Day 3 - Viva Espania! (31/3)

At 8.30 on Saturday morning our Brittany Ferry spat us out like a large white block of Lego on to the Spanish shores and we joined the hordes of Brits heading south.

It was at this point we began to realize that the Spanish had been busy in the years since our map book had been published and they had built new roads and to add more interest to our navigational challenges, they had cunningly changed the numbers on the roads that they had already built. Being men we steadfastly refused to ask for directions, and we blindly thrust forward – a plan that has worked for generations of Bear Grylls types (like us) - so we followed a Landrover with a Camel sticker on - driven by a bloke in a Khaki shirt, this proved inspirational, we were on our way.

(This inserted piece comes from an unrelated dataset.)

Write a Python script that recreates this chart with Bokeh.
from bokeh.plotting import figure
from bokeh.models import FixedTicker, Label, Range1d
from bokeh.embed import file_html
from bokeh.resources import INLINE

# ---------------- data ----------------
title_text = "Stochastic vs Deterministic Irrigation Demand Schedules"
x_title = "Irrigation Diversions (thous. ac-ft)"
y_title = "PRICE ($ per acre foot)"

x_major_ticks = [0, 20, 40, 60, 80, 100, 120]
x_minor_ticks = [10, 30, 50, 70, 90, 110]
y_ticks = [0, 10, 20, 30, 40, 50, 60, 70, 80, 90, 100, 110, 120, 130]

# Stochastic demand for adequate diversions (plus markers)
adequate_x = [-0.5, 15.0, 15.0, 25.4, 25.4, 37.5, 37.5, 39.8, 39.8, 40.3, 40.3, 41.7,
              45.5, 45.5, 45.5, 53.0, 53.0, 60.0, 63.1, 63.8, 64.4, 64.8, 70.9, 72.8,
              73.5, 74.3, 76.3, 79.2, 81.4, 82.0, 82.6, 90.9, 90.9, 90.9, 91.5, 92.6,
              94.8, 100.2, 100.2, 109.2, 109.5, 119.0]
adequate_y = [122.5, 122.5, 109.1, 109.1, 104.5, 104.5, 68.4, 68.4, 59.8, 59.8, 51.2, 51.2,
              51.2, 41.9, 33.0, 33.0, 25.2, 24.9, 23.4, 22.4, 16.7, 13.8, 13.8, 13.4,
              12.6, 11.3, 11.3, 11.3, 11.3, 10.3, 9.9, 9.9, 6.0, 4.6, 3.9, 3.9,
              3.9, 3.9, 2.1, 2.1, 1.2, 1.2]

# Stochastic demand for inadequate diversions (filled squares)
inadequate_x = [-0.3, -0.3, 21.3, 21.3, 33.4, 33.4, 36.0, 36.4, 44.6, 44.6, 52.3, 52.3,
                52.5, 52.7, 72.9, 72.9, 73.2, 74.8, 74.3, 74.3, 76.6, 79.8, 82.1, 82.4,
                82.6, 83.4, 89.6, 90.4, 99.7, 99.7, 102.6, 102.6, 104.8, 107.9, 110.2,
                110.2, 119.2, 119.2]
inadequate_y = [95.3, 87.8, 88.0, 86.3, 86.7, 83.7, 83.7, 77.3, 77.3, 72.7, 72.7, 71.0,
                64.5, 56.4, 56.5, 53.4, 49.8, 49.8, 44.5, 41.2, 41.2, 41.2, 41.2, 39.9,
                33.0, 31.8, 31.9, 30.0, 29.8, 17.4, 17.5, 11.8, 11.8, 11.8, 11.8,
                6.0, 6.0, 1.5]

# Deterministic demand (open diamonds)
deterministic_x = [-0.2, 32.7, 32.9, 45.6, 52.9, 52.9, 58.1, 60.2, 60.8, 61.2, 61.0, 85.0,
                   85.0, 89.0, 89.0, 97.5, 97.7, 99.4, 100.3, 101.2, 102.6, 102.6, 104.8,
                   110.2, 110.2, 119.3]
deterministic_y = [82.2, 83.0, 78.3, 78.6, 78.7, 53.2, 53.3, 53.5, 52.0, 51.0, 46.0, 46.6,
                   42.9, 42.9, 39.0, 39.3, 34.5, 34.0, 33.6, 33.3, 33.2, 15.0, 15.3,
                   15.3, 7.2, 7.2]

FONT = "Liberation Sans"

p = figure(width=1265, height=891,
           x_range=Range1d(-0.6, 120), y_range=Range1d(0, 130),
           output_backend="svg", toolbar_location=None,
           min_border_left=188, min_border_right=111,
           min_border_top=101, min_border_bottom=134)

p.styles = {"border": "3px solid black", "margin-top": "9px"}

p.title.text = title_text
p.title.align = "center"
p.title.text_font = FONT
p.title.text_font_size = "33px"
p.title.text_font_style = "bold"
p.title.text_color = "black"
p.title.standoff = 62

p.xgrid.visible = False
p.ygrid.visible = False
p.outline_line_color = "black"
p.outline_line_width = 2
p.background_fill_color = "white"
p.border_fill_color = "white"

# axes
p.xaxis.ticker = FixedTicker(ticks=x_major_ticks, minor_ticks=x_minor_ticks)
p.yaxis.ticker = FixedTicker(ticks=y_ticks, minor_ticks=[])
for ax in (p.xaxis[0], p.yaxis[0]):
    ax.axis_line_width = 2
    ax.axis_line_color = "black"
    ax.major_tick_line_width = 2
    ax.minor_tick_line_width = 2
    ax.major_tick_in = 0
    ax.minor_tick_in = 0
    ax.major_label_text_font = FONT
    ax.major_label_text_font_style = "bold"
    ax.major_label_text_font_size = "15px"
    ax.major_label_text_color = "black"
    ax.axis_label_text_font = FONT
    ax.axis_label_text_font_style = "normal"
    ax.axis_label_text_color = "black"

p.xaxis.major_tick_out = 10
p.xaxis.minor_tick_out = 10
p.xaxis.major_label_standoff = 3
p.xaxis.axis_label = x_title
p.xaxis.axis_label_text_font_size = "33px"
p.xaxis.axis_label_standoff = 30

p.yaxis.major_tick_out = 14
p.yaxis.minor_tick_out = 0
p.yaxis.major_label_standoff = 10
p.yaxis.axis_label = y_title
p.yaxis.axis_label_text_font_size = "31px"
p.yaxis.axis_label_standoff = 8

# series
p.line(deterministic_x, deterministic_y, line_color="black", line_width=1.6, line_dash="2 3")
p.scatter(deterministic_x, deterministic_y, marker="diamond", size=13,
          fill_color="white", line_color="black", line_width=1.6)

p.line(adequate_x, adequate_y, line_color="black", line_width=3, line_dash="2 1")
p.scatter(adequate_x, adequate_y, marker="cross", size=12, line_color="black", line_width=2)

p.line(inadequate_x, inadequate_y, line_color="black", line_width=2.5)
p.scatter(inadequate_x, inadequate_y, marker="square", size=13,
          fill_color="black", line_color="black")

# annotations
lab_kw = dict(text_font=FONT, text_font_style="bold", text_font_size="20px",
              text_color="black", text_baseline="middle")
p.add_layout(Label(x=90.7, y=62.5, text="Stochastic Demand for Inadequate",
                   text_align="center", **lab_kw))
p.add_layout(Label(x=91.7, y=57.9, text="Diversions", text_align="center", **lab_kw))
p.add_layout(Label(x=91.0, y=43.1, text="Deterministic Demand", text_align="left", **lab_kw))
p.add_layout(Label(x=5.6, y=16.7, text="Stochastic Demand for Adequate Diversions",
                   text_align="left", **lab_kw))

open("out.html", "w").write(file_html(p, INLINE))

With our Cummings diesel thumping and our 'Blake's Seven' technology clearly impressing the locals, we powered through the Pico's del Feugo mountains that surround Santander.  At points we threatened to reach speeds of almost fifty-six mph (on the downhill sections), a speed that was not to bettered for the whole of our journey down through Spain.
As we glided effortlessly through the green hills and red tiled buildings of northern Spain we marvelled at the Red kites and storks that soared effortlessly above, and on passing the small town of La Cucaracha, the seagulls wheeling above the local rubbish tip, truly a spectacle for the bird lover.
La Cucaracha - like many of the Spanish towns is divided into quarters- the restaurant quarter, the industrial quarter, the red light quarter and the hospital quarter, a true Latin gem.
Alas, we had no time to linger, for our aim was to get to Algeciras (the gateway to Morocco) by nightfall. Onwards and upwards, our white steed relentless - like molten toothpaste sliding down the plughole - an unstoppable force.
The road carved on and on through the hills and plains (where it did rain incidentally) the views changing from green to brown, depending on the state of the dirt and spray being flung off the passing car tyres. More storks, black bulls and Spanish drivers tail-gating and weaving in and out of the traffic (that's the drivers, not the bulls and storks).

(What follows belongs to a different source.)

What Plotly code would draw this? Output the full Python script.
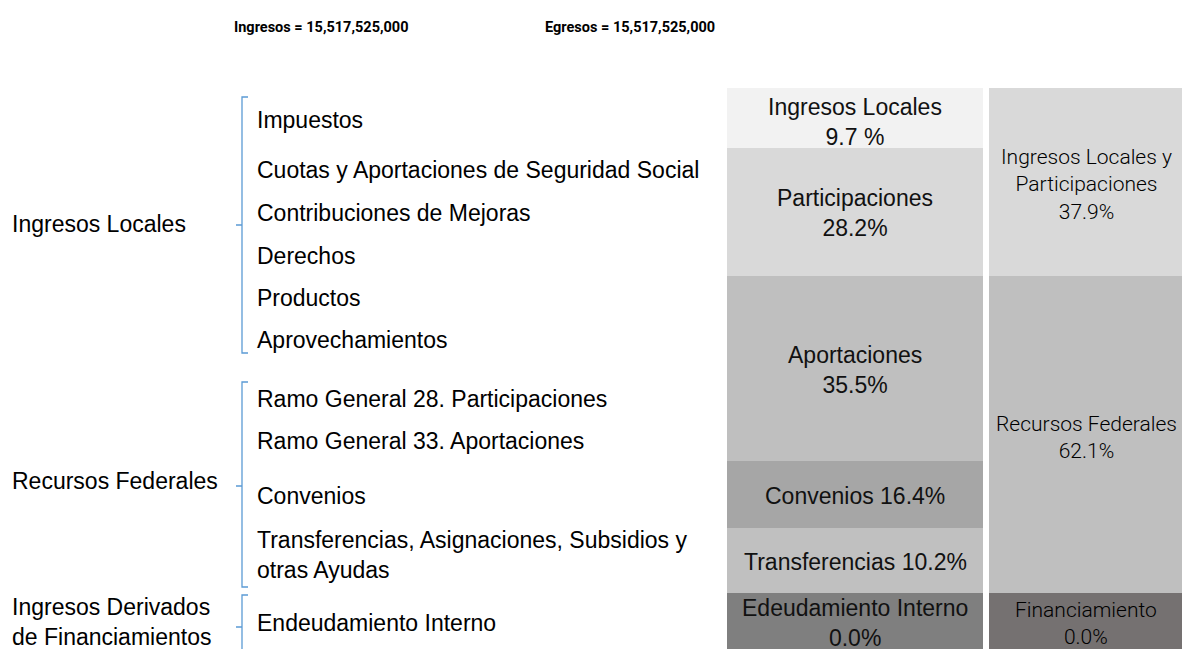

Tony and I shared the driving all the way down (approximately 800km) before eventually calling it a day just outside Algeciras (10.10pm) a long day. We parked up and shared a pot noodle and some laughing cow cheese. Marvelling at the twinkling stars - before we realized they were wind turbines (hundreds of them) dotting the surrounding hills.

Tomorrow we brave Moroccan immigration, and the adventure takes on a whole new level of uncertainty.